**The exercise:** Your copy should hold exactly the lines from the one containing "Convert this chart to matplotlib code." to the one containing "y_ticks = list(range(-30, 61, 10))", inclusive, with no pictures.

**Data for this task:**

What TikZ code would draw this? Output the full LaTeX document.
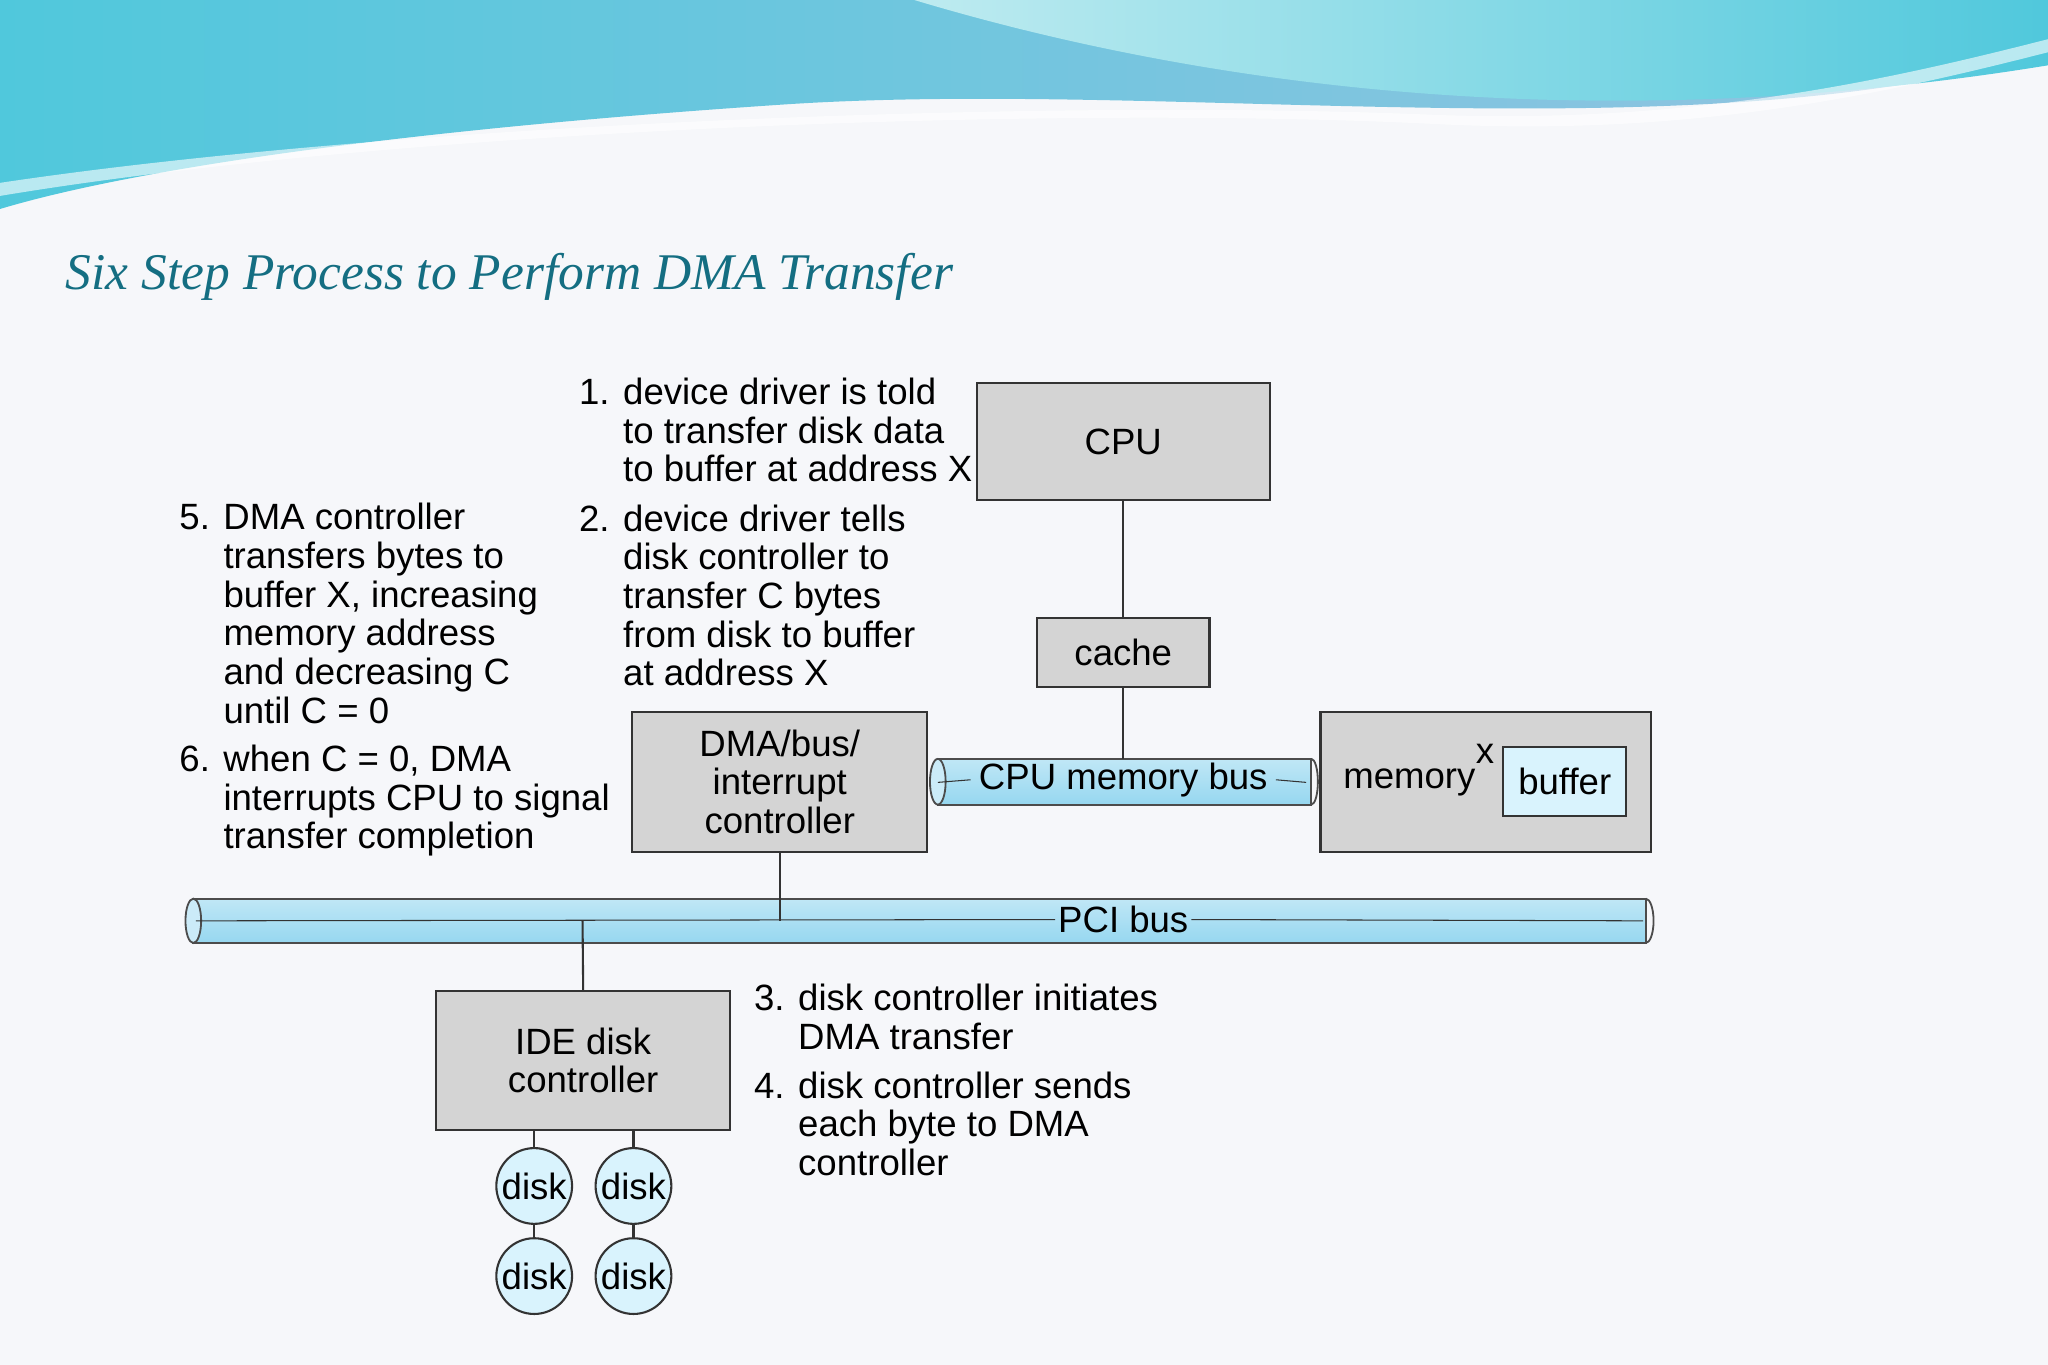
\documentclass[tikz,border=0pt]{standalone}
\usepackage{fontspec}
\setmainfont{Liberation Sans}
\newfontfamily\titlefont{Liberation Serif}
\begin{document}
\begin{tikzpicture}[x=0.5pt,y=-0.5pt,
  box/.style={draw=black!80,fill=black!17,line width=0.8pt},
  lbl/.style={font=\fontsize{14}{14.8}\selectfont,inner sep=0pt},
  stxt/.style={lbl,align=left,anchor=north west},
  wire/.style={draw=black!80,line width=0.8pt},
  disk/.style={circle,draw=black!80,fill=cyan!15,line width=0.8pt,minimum size=29pt,inner sep=0pt,font=\fontsize{14}{14.8}\selectfont}]
\definecolor{bg}{RGB}{246,247,250}
\definecolor{busb}{RGB}{150,215,240}
\definecolor{title}{RGB}{20,110,130}
\definecolor{w1}{RGB}{80,200,220}
\definecolor{w2}{RGB}{150,195,225}
\definecolor{w3}{RGB}{190,235,240}
\useasboundingbox (0,0) rectangle (1568,1045);
\fill[bg] (0,0) rectangle (1568,1045);
% top waves
\shade[left color=w1,right color=w2] (0,0) -- (1568,0) -- (1568,40) .. controls (1300,120) and (900,60) .. (600,80) .. controls (300,100) and (100,130) .. (0,160) -- cycle;
\shade[left color=w3,right color=w1] (700,0) .. controls (900,60) and (1200,110) .. (1568,50) -- (1568,0) -- cycle;
\fill[white,opacity=0.6] (0,150) .. controls (300,100) and (800,80) .. (1100,95) .. controls (1300,105) and (1450,70) .. (1568,40) -- (1568,30) .. controls (1450,60) and (1300,95) .. (1100,88) .. controls (800,75) and (300,95) .. (0,140) -- cycle;
\node[anchor=base west,inner sep=0pt,text=title,font=\titlefont\itshape\fontsize{19.7}{24}\selectfont] (title) at (50,222) {Six Step Process to Perform DMA Transfer};
% boxes
\node[box,minimum width=112pt,minimum height=45pt,lbl] (cpu) at (860,338) {CPU};
\node[box,minimum width=66pt,minimum height=26.5pt,lbl] (cache) at (860,499.5) {cache};
\node[box,minimum width=113pt,minimum height=53.5pt,lbl,align=center] (dma) at (597,598.5) {DMA/bus/\\interrupt\\controller};
\node[box,minimum width=126.5pt,minimum height=53.5pt] (mem) at (1137.5,598.5) {};
\node[lbl] (memt) at (1079,599) {memory};
\node[draw=black!80,fill=cyan!15,line width=0.8pt,minimum width=47pt,minimum height=26.5pt,lbl] (buf) at (1198,598.5) {buffer};
\node[lbl] (x) at (1137,577) {x};
\node[box,minimum width=112.5pt,minimum height=53pt,lbl,align=center] (ide) at (446.5,812) {IDE disk\\controller};
% CPU memory bus
\shade[top color=busb!60,bottom color=busb,draw=black!70,line width=0.7pt] (718,581) rectangle (1004,616);
\draw[black!70,line width=0.7pt,fill=busb!50] (718,598.5) ellipse (6 and 17.5);
\draw[black!70,line width=0.7pt] (1004,581) arc (-90:90:5 and 17.5);
\node[lbl,inner sep=3pt] (cmb) at (860,597) {CPU memory bus};
\coordinate (cl) at (718,599);
\coordinate (cr) at (1000,599);
\draw[black!80] (cl) -- (cmb.west);
\draw[black!80] (cmb.east) -- (cr);
% PCI bus
\shade[top color=busb!60,bottom color=busb,draw=black!70,line width=0.7pt] (148,688) rectangle (1260,722);
\draw[black!70,line width=0.7pt,fill=busb!50] (148,705) ellipse (6 and 17);
\draw[black!70,line width=0.7pt] (1260,688) arc (-90:90:6 and 17);
\node[lbl,inner sep=1pt] (pci) at (860,704) {PCI bus};
\coordinate (pl) at (150,705);
\coordinate (pr) at (1258,705);
\draw[black!80] (pl) -- (pci.west);
\draw[black!80] (pci.east) -- (pr);
\coordinate (dmab) at (597,705);
\coordinate (ideb) at (446,705);
\coordinate (cmbt) at (860,581);
% wires
\draw[wire] (cpu.south) -- (cache.north);
\draw[wire] (cache.south) -- (cmbt);
\draw[wire] (dma.south) -- (dmab);
\draw[wire] (ide.north) -- (ideb);
% disks
\node[disk] (d1) at (409,908) {disk};
\node[disk] (d2) at (485,908) {disk};
\node[disk] (d3) at (409,977) {disk};
\node[disk] (d4) at (485,977) {disk};
\draw[wire] (d1.north) -- (d1.north |- ide.south);
\draw[wire] (d2.north) -- (d2.north |- ide.south);
\draw[wire] (d1) -- (d3);
\draw[wire] (d2) -- (d4);
% steps
\node[stxt] (s1) at (443,289) {1. device driver is told\\\phantom{1. }to transfer disk data\\\phantom{1. }to buffer at address X};
\node[stxt] (s2) at (443,386) {2. device driver tells\\\phantom{2. }disk controller to\\\phantom{2. }transfer C bytes\\\phantom{2. }from disk to buffer\\\phantom{2. }at address X};
\node[stxt] (s5) at (137,385) {5. DMA controller\\\phantom{5. }transfers bytes to\\\phantom{5. }buffer X, increasing\\\phantom{5. }memory address\\\phantom{5. }and decreasing C\\\phantom{5. }until C = 0};
\node[stxt] (s6) at (137,570) {6. when C = 0, DMA\\\phantom{6. }interrupts CPU to signal\\\phantom{6. }transfer completion};
\node[stxt] (s3) at (577,753) {3. disk controller initiates\\\phantom{3. }DMA transfer};
\node[stxt] (s4) at (577,820) {4. disk controller sends\\\phantom{4. }each byte to DMA\\\phantom{4. }controller};
\end{tikzpicture}
\end{document}
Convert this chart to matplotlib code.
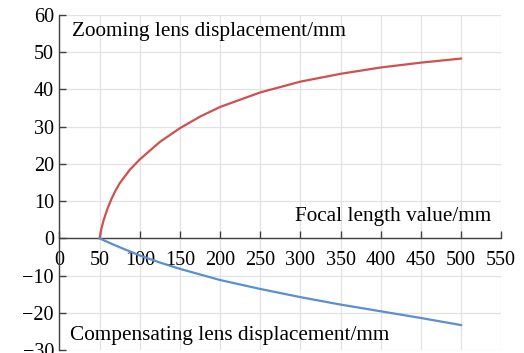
import matplotlib
matplotlib.use("Agg")
import matplotlib.pyplot as plt

# focal length values (mm) and lens displacements (mm)
zoom_focal = [50, 52, 55, 60, 65, 70, 75, 87.5, 100, 125, 150, 175, 200,
              250, 300, 350, 400, 450, 500]
zoom_disp = [0, 2.4, 4.9, 8.1, 10.7, 12.9, 14.8, 18.4, 21.2, 25.9, 29.6, 32.7,
             35.3, 39.2, 42.1, 44.2, 45.9, 47.2, 48.3]

comp_focal = [50, 60, 75, 100, 125, 150, 200, 250, 300, 350, 400, 450, 500]
comp_disp = [0, -1.0, -2.4, -4.6, -6.5, -8.2, -11.2, -13.6, -15.8, -17.8,
             -19.6, -21.4, -23.3]

x_ticks = list(range(0, 551, 50))
y_ticks = list(range(-30, 61, 10))

plt.rcParams['font.family'] = ['Liberation Serif', 'DejaVu Serif']

fig = plt.figure(figsize=(5.24, 3.53), dpi=100)
ax = fig.add_axes([0.1135, 0.0085, 0.843, 0.949])

ax.plot(zoom_focal, zoom_disp, color='#d0504f', lw=1.6, zorder=3)
ax.plot(comp_focal, comp_disp, color='#5a8fd0', lw=1.6, zorder=3)

ax.set_xlim(0, 550)
ax.set_ylim(-30, 60)
ax.set_xticks(x_ticks)
ax.set_yticks(y_ticks)
ax.grid(True, color='#e2e2e2', lw=0.9, zorder=0)
ax.set_axisbelow(True)

# x axis through zero, no box
ax.spines['top'].set_visible(False)
ax.spines['right'].set_visible(False)
ax.spines['bottom'].set_position(('data', 0))
for s in ('left', 'bottom'):
    ax.spines[s].set_color('#404040')
    ax.spines[s].set_linewidth(1.0)

ax.tick_params(axis='both', direction='in', length=5, width=1.0,
               color='#404040', labelsize=14.5, labelcolor='black')
ax.tick_params(axis='x', pad=9)
ax.tick_params(axis='y', pad=4)

ax.text(15, 54.3, 'Zooming lens displacement/mm', fontsize=15.3,
        va='baseline', ha='left')
ax.text(537, 4.6, 'Focal length value/mm', fontsize=15.3,
        va='baseline', ha='right')
ax.text(12.5, -27.4, 'Compensating lens displacement/mm', fontsize=15.3,
        va='baseline', ha='left')

fig.savefig('out.png', dpi=100)
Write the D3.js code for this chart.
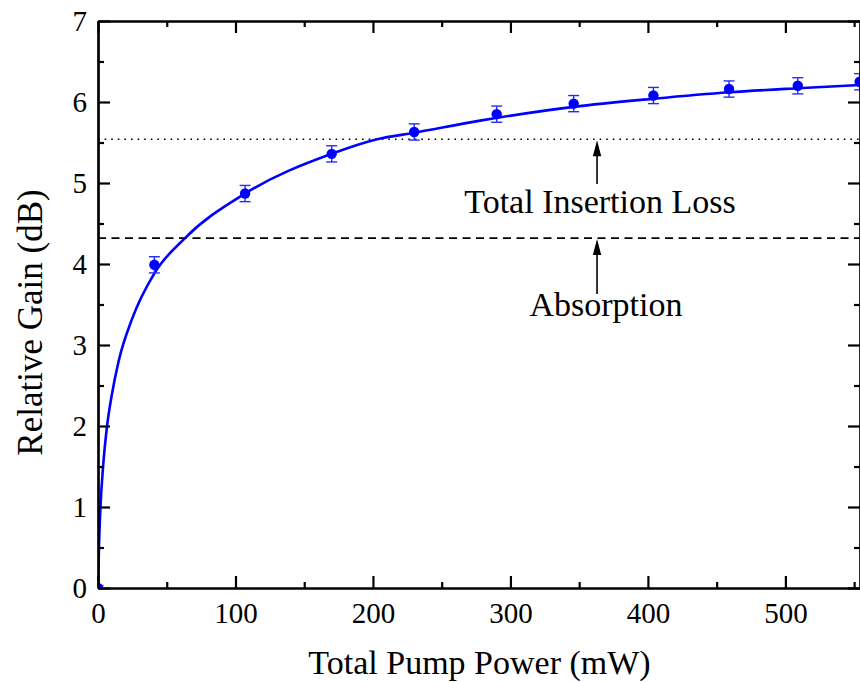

**Result of the exercise:**
Convert this chart to matplotlib code.
import matplotlib
matplotlib.use("Agg")
import matplotlib.pyplot as plt

# focal length values (mm) and lens displacements (mm)
zoom_focal = [50, 52, 55, 60, 65, 70, 75, 87.5, 100, 125, 150, 175, 200,
              250, 300, 350, 400, 450, 500]
zoom_disp = [0, 2.4, 4.9, 8.1, 10.7, 12.9, 14.8, 18.4, 21.2, 25.9, 29.6, 32.7,
             35.3, 39.2, 42.1, 44.2, 45.9, 47.2, 48.3]

comp_focal = [50, 60, 75, 100, 125, 150, 200, 250, 300, 350, 400, 450, 500]
comp_disp = [0, -1.0, -2.4, -4.6, -6.5, -8.2, -11.2, -13.6, -15.8, -17.8,
             -19.6, -21.4, -23.3]

x_ticks = list(range(0, 551, 50))
y_ticks = list(range(-30, 61, 10))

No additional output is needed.